- [Records with drawing code]
○ ○ ○ ○

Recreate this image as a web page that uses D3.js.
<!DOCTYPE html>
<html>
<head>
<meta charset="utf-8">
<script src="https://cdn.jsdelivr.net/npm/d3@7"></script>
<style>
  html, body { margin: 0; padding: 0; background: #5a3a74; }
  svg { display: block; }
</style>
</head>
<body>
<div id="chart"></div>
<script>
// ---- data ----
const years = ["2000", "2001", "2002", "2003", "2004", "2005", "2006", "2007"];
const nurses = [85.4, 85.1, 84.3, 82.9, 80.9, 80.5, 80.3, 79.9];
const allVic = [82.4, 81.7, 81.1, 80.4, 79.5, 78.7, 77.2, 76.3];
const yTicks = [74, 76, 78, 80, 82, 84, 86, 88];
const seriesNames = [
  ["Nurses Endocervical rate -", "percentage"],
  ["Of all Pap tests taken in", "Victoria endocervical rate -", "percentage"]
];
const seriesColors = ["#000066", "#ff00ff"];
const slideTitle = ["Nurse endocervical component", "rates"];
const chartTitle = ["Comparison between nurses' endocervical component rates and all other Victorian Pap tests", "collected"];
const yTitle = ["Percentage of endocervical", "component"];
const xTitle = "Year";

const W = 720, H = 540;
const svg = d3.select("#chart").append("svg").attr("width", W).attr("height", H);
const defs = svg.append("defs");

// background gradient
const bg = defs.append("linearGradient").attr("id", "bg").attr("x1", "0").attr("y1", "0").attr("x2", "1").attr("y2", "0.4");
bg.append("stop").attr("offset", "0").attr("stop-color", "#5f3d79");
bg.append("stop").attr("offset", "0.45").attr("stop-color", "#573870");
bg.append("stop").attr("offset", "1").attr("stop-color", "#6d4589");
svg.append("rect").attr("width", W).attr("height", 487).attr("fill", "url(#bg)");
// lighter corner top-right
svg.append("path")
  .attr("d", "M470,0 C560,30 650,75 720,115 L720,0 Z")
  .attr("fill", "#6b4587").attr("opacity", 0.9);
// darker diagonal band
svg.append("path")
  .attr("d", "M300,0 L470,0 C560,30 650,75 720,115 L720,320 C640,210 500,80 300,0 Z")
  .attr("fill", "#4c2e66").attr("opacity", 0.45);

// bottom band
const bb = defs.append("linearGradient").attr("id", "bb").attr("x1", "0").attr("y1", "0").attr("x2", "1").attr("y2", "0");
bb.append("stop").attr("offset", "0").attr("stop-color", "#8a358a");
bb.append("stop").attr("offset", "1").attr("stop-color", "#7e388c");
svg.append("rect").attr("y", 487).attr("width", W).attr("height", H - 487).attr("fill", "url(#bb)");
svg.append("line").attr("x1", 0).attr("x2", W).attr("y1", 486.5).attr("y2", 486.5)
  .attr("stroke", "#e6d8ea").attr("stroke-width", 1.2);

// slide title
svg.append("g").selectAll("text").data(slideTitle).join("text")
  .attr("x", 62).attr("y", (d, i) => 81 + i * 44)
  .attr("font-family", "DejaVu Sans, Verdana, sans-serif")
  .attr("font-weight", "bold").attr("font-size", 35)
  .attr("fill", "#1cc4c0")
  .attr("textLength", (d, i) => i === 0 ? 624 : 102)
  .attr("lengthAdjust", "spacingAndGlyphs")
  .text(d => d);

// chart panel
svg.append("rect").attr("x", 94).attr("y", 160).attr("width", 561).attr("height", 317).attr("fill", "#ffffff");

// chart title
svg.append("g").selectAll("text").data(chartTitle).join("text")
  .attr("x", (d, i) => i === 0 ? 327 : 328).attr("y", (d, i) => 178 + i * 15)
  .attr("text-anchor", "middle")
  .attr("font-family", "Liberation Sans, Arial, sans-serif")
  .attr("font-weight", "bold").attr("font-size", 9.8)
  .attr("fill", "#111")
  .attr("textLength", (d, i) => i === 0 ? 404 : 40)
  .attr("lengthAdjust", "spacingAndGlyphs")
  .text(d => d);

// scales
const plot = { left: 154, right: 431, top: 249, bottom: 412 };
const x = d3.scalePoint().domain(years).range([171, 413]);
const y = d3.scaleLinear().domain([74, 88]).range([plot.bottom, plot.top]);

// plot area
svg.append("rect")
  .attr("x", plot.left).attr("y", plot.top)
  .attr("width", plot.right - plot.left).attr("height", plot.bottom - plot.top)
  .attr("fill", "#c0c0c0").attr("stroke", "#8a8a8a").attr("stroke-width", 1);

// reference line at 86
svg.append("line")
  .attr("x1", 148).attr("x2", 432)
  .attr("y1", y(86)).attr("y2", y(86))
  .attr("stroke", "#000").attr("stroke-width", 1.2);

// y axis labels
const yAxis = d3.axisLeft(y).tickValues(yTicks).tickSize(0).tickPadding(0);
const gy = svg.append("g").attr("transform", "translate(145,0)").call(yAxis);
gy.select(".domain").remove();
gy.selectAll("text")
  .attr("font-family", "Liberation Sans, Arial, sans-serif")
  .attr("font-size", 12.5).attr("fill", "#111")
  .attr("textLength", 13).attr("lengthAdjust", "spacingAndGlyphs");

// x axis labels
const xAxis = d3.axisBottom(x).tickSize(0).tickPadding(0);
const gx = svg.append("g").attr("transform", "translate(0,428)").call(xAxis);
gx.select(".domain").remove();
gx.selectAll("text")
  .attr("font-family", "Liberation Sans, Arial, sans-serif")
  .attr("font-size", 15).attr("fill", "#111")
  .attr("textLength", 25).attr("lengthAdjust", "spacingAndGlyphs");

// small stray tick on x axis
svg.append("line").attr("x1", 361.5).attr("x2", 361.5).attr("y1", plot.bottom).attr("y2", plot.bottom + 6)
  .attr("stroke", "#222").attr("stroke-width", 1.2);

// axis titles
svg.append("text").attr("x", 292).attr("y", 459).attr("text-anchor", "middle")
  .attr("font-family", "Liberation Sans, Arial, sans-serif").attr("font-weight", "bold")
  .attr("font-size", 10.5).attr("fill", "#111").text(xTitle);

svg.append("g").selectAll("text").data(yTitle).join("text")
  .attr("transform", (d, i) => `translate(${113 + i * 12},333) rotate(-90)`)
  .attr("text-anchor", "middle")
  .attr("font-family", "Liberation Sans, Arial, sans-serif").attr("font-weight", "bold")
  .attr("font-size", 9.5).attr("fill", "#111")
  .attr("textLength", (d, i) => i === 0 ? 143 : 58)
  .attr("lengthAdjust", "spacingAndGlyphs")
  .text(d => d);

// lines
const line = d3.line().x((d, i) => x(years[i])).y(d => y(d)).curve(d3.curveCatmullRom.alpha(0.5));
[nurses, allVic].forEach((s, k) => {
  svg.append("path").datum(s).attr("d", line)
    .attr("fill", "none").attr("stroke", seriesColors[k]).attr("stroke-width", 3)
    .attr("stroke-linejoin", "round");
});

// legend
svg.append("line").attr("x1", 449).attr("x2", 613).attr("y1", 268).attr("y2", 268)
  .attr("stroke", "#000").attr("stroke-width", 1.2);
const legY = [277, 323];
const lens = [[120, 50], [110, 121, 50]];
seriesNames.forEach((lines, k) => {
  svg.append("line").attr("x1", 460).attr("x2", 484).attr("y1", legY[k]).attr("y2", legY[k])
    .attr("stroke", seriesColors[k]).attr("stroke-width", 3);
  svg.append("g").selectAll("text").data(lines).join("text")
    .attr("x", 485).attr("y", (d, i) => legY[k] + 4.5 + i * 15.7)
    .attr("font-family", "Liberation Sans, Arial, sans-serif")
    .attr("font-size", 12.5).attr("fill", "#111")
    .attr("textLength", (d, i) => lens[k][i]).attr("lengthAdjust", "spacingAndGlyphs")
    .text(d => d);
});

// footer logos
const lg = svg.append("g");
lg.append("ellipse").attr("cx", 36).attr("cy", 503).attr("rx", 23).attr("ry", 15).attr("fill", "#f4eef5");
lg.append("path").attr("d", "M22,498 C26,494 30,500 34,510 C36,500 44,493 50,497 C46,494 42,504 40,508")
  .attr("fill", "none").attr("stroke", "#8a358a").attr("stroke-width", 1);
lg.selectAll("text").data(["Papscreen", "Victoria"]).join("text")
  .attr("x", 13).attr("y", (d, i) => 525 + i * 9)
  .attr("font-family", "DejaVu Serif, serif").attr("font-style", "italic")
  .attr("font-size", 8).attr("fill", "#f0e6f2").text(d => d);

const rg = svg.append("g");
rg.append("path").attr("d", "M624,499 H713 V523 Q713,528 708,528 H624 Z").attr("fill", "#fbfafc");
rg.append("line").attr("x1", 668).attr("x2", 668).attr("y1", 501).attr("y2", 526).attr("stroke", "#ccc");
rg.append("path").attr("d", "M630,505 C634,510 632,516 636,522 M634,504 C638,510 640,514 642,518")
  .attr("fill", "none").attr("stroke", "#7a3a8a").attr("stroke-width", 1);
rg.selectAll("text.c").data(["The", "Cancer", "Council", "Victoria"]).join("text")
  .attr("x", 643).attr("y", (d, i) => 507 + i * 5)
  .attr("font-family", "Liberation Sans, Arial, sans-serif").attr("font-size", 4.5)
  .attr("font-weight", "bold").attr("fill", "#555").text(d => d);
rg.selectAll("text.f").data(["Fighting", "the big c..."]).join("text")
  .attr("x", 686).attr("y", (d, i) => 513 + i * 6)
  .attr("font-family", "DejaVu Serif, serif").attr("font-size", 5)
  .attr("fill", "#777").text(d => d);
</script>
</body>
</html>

○ ○ ○ ○

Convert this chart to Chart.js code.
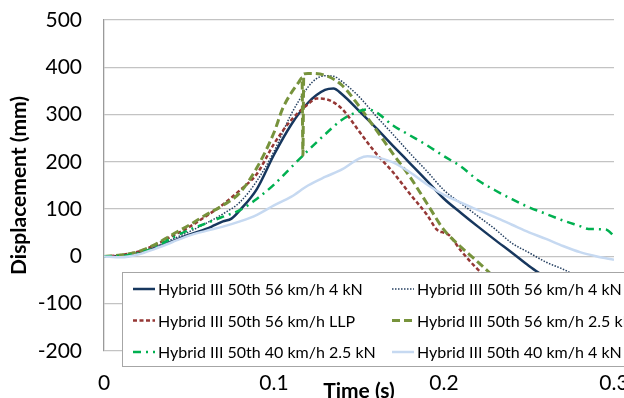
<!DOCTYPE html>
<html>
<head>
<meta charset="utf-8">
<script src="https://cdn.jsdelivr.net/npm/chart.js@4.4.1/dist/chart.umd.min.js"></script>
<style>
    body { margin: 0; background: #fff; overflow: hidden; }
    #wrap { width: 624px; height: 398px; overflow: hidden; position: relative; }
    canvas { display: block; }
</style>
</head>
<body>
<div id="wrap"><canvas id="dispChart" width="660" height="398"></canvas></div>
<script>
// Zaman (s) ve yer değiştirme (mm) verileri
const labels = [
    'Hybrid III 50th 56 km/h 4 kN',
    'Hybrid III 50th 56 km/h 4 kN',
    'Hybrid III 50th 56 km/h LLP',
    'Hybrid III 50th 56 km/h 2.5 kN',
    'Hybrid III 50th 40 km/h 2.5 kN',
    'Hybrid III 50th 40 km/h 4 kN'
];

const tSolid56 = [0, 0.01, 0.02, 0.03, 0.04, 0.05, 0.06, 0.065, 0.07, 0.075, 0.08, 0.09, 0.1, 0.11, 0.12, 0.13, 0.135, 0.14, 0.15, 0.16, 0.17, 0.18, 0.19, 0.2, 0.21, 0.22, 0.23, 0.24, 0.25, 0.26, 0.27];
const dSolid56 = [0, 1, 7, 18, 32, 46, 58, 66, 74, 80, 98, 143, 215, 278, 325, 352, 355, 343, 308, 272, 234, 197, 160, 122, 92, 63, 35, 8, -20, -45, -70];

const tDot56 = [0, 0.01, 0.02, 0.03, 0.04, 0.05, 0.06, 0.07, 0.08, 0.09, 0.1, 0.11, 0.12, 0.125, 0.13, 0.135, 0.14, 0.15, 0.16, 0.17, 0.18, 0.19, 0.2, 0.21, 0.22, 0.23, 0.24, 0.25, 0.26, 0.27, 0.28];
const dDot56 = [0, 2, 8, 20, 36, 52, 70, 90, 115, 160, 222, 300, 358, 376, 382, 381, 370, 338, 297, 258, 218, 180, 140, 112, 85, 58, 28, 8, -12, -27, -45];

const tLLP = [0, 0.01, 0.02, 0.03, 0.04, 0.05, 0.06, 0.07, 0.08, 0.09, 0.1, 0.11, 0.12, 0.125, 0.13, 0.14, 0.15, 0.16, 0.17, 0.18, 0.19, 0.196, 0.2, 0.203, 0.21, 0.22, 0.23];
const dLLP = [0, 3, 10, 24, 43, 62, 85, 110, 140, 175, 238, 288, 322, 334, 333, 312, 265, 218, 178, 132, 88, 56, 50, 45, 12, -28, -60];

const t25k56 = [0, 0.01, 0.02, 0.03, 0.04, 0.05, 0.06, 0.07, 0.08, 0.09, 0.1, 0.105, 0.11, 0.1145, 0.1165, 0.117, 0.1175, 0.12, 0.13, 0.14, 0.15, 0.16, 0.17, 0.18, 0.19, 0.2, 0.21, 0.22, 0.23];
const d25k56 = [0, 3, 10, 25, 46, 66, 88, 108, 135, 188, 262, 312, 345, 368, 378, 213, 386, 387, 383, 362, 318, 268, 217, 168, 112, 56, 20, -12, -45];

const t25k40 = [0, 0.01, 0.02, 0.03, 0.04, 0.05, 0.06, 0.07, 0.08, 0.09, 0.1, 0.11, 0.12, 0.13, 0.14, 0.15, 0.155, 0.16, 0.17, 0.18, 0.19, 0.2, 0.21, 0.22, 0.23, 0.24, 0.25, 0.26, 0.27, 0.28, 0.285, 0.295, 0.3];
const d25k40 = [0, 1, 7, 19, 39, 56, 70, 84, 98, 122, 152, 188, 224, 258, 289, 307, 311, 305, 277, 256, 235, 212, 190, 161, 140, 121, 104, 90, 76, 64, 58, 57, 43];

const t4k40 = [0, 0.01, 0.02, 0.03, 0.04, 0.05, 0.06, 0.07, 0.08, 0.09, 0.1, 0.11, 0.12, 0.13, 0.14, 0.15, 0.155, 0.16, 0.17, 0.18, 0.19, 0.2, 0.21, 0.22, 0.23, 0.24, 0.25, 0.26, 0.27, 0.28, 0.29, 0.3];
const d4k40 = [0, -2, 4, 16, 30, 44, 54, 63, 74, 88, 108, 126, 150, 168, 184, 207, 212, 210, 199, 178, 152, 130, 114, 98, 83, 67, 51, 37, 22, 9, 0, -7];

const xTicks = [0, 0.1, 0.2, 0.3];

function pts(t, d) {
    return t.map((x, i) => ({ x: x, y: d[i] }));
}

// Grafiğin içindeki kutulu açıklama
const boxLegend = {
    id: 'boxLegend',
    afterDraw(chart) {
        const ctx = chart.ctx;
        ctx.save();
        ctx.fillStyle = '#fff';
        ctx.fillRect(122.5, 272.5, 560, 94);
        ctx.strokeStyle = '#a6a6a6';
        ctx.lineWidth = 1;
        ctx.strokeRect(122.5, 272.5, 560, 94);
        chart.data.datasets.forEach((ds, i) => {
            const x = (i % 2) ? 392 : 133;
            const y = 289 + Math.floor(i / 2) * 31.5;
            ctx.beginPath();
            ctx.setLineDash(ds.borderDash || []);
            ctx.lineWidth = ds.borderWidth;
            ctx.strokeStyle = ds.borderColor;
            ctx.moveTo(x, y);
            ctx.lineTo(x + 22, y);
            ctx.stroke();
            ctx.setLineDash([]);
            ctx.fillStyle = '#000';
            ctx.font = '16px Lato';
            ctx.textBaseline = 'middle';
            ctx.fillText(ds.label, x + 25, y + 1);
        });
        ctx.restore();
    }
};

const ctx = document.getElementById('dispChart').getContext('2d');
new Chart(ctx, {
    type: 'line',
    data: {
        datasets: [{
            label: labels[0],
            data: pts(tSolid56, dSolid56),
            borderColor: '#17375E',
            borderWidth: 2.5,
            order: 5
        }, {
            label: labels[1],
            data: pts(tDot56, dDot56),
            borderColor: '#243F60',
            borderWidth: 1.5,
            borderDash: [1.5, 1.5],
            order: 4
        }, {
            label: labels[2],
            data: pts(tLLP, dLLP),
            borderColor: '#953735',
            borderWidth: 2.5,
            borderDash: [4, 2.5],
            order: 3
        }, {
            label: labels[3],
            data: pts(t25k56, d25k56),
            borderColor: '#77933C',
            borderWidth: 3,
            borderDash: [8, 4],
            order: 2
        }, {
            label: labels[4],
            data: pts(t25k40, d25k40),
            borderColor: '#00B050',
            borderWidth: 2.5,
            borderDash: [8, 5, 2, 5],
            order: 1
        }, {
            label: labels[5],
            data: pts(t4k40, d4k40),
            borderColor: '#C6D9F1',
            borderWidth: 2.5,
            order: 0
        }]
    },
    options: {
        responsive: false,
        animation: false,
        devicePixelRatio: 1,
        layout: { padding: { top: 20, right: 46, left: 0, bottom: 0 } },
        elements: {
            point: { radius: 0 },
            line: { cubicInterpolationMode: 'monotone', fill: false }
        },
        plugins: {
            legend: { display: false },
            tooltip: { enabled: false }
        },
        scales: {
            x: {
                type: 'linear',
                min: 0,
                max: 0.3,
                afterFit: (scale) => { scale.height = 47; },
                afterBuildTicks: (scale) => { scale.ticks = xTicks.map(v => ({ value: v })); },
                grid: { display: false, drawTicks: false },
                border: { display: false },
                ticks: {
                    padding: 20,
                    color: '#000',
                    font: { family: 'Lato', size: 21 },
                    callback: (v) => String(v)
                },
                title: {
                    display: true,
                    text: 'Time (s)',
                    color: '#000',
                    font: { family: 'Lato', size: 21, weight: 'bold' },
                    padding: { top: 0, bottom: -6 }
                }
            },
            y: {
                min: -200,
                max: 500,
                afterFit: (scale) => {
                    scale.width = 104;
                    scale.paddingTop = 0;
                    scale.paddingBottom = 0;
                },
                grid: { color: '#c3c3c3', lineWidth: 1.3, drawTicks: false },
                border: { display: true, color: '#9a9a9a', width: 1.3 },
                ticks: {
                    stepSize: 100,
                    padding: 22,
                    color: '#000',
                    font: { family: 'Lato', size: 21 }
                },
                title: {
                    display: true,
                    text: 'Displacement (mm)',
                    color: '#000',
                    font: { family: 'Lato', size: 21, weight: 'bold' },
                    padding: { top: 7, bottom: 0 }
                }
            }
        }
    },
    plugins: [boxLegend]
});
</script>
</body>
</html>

○ ○ ○ ○

- [REQUIREMENT] Repeat exactly, and only, the lines from the one containing "Convert this chart to Chart.js code." through the one containing "-12, -27, -45];", both included, without the pictures.

- [RESULT OF THIS EXERCISE]
Convert this chart to Chart.js code.
<!DOCTYPE html>
<html>
<head>
<meta charset="utf-8">
<script src="https://cdn.jsdelivr.net/npm/chart.js@4.4.1/dist/chart.umd.min.js"></script>
<style>
    body { margin: 0; background: #fff; overflow: hidden; }
    #wrap { width: 624px; height: 398px; overflow: hidden; position: relative; }
    canvas { display: block; }
</style>
</head>
<body>
<div id="wrap"><canvas id="dispChart" width="660" height="398"></canvas></div>
<script>
// Zaman (s) ve yer değiştirme (mm) verileri
const labels = [
    'Hybrid III 50th 56 km/h 4 kN',
    'Hybrid III 50th 56 km/h 4 kN',
    'Hybrid III 50th 56 km/h LLP',
    'Hybrid III 50th 56 km/h 2.5 kN',
    'Hybrid III 50th 40 km/h 2.5 kN',
    'Hybrid III 50th 40 km/h 4 kN'
];

const tSolid56 = [0, 0.01, 0.02, 0.03, 0.04, 0.05, 0.06, 0.065, 0.07, 0.075, 0.08, 0.09, 0.1, 0.11, 0.12, 0.13, 0.135, 0.14, 0.15, 0.16, 0.17, 0.18, 0.19, 0.2, 0.21, 0.22, 0.23, 0.24, 0.25, 0.26, 0.27];
const dSolid56 = [0, 1, 7, 18, 32, 46, 58, 66, 74, 80, 98, 143, 215, 278, 325, 352, 355, 343, 308, 272, 234, 197, 160, 122, 92, 63, 35, 8, -20, -45, -70];

const tDot56 = [0, 0.01, 0.02, 0.03, 0.04, 0.05, 0.06, 0.07, 0.08, 0.09, 0.1, 0.11, 0.12, 0.125, 0.13, 0.135, 0.14, 0.15, 0.16, 0.17, 0.18, 0.19, 0.2, 0.21, 0.22, 0.23, 0.24, 0.25, 0.26, 0.27, 0.28];
const dDot56 = [0, 2, 8, 20, 36, 52, 70, 90, 115, 160, 222, 300, 358, 376, 382, 381, 370, 338, 297, 258, 218, 180, 140, 112, 85, 58, 28, 8, -12, -27, -45];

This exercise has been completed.